Task:
Retype, exactly and with nothing added, the lines from the one showing "Give me the Plotly.js source for this chart." through the final line of the material. Omit pictures.

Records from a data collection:
--- start ---
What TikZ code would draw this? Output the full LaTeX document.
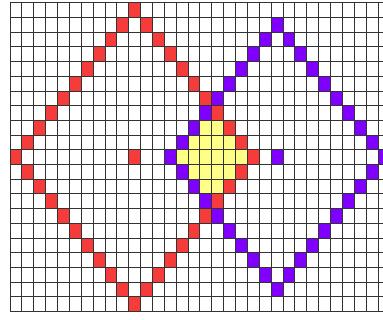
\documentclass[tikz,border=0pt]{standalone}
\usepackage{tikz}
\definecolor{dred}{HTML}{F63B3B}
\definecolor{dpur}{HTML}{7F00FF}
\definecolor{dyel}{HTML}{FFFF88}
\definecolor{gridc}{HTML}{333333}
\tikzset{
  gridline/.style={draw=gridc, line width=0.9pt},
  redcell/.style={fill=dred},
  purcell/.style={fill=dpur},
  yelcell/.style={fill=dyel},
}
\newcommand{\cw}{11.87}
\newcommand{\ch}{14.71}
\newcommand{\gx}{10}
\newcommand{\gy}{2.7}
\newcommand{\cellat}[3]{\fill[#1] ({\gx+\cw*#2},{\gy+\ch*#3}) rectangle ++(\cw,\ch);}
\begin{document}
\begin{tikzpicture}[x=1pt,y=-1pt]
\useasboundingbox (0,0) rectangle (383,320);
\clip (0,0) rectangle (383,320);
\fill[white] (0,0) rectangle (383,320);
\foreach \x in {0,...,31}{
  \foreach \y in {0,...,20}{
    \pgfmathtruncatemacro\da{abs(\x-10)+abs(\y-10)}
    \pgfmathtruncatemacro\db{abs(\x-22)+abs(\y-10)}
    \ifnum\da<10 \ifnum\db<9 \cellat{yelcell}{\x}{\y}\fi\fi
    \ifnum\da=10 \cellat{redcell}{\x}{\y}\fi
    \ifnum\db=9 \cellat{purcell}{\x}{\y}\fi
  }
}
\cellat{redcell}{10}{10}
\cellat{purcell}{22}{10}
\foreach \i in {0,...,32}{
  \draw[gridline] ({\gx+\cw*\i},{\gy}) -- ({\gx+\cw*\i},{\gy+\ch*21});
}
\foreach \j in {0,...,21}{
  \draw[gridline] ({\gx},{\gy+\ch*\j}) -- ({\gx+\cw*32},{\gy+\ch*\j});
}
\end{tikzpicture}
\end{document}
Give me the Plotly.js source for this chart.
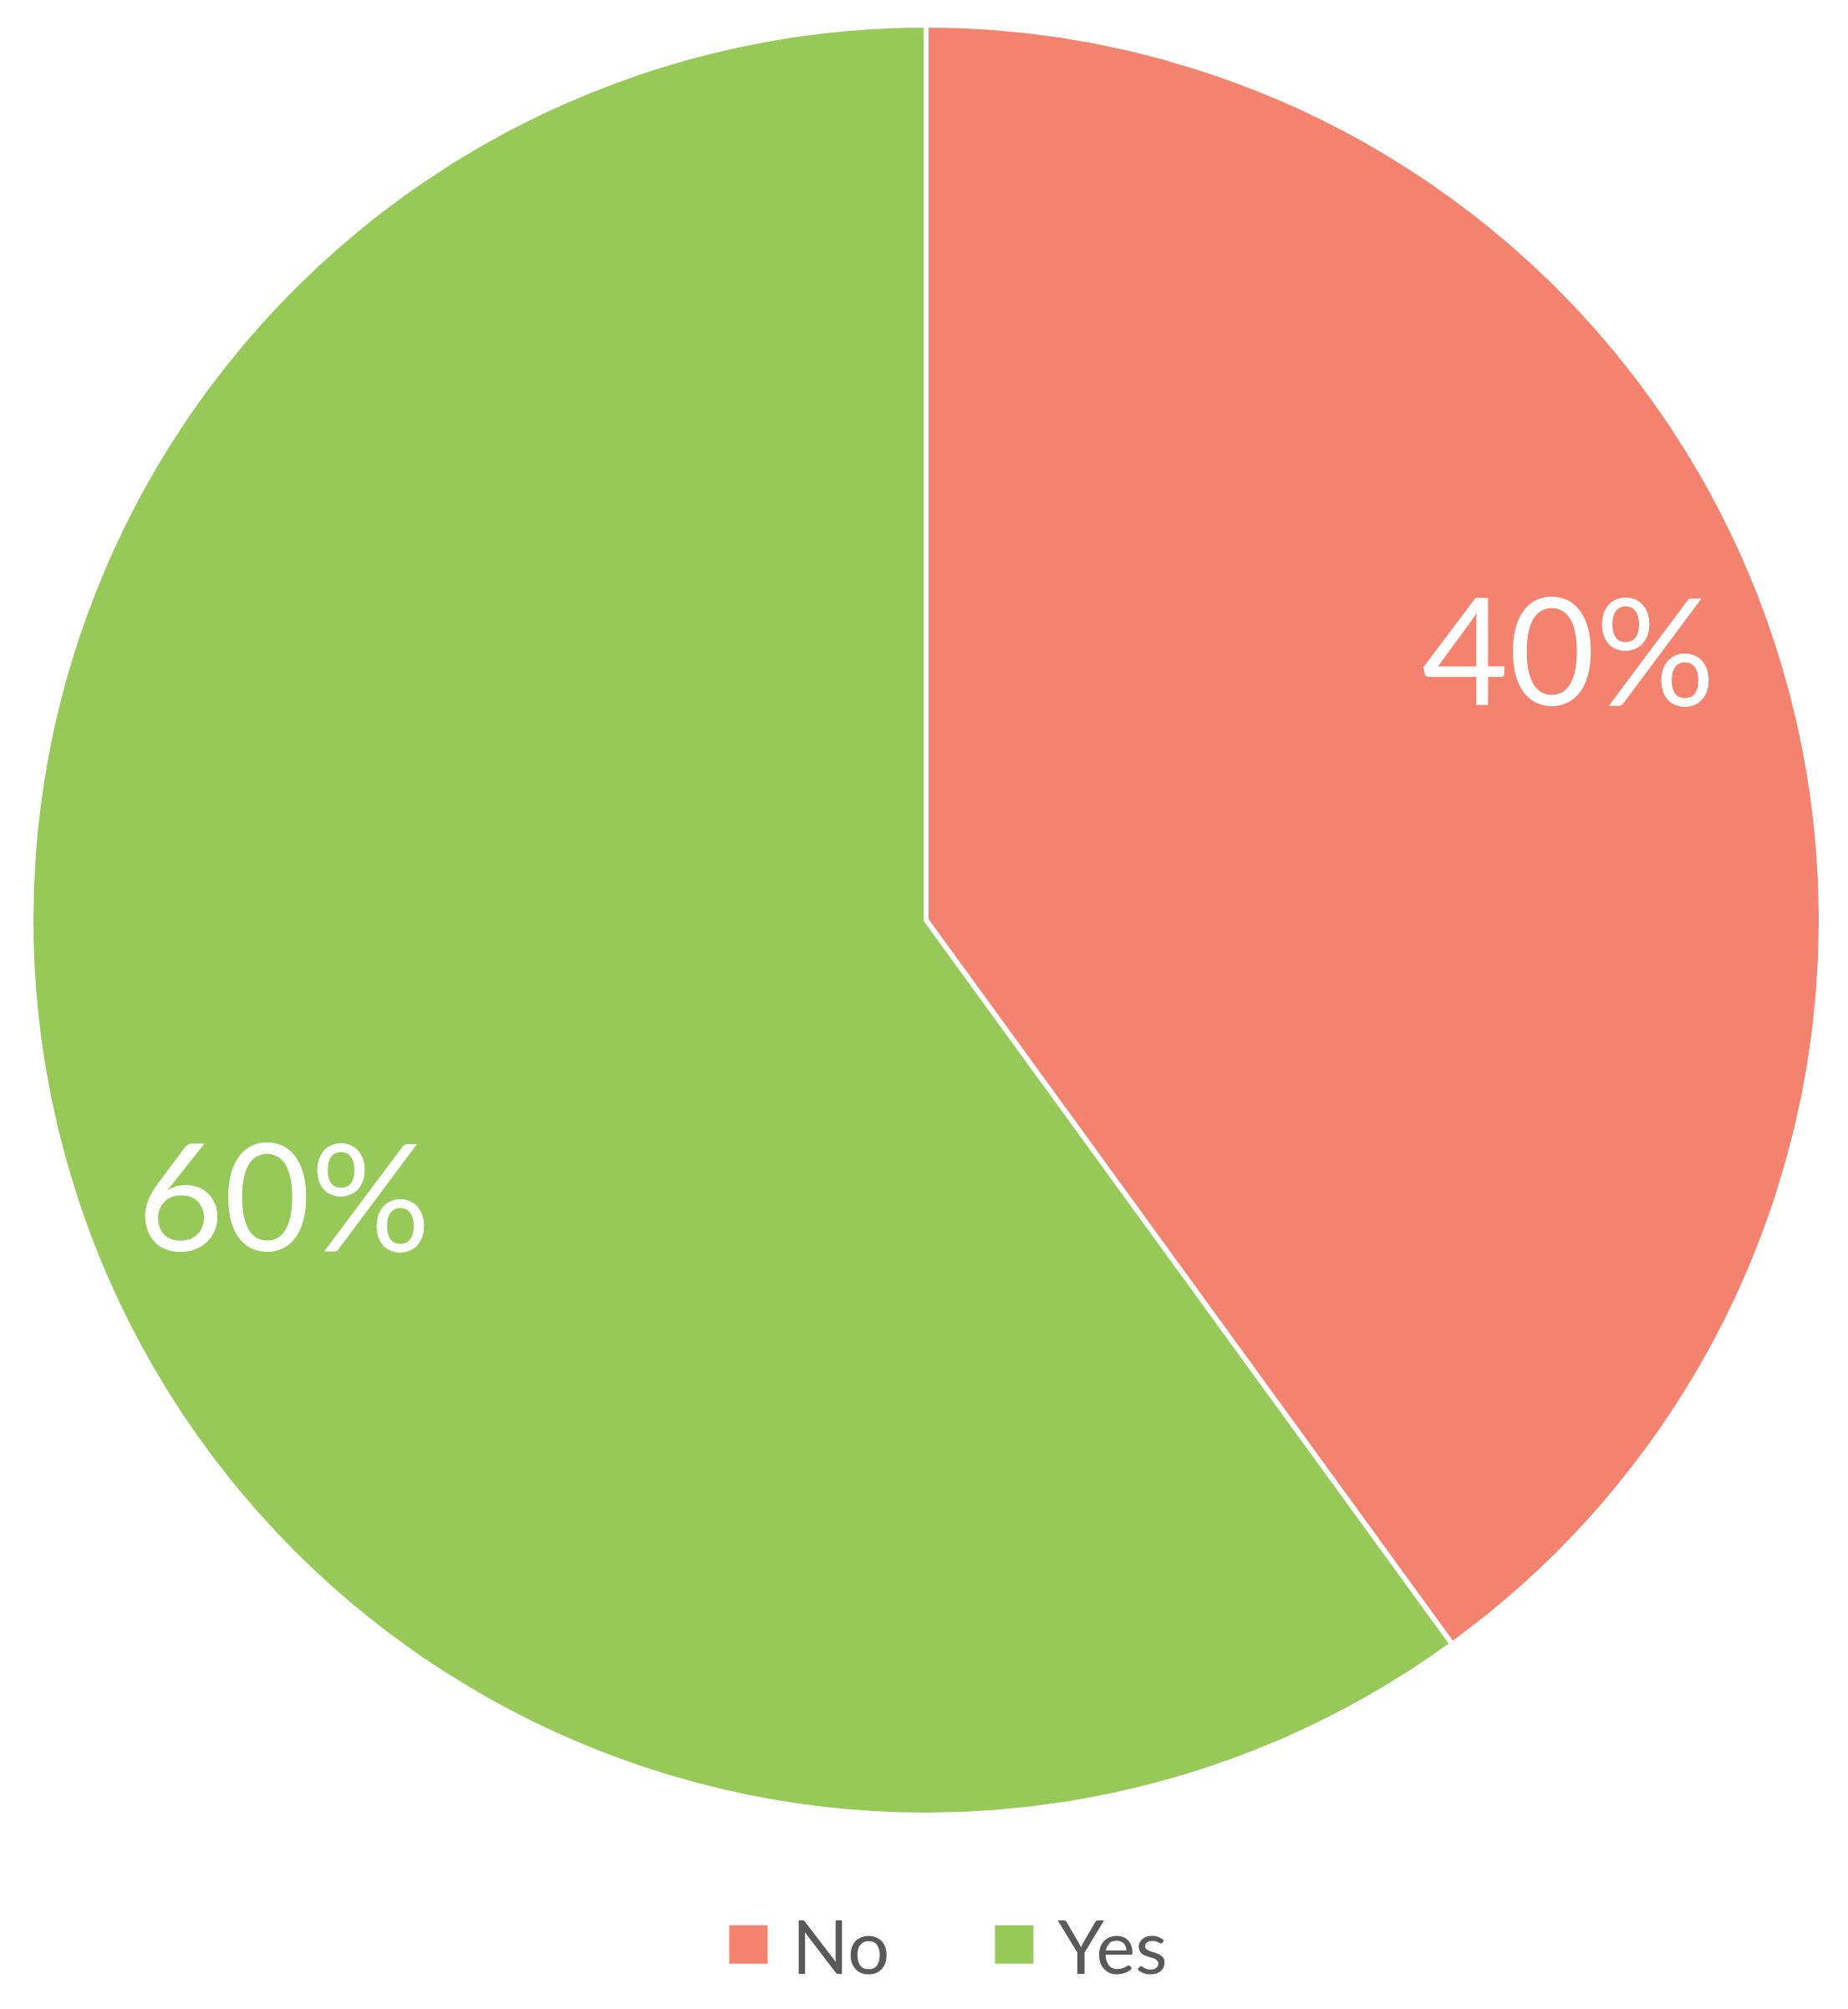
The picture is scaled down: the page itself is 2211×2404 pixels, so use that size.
--- end ---
Exercise answer:
Give me the Plotly.js source for this chart.
The picture is scaled down: the page itself is 2211×2404 pixels, so use that size.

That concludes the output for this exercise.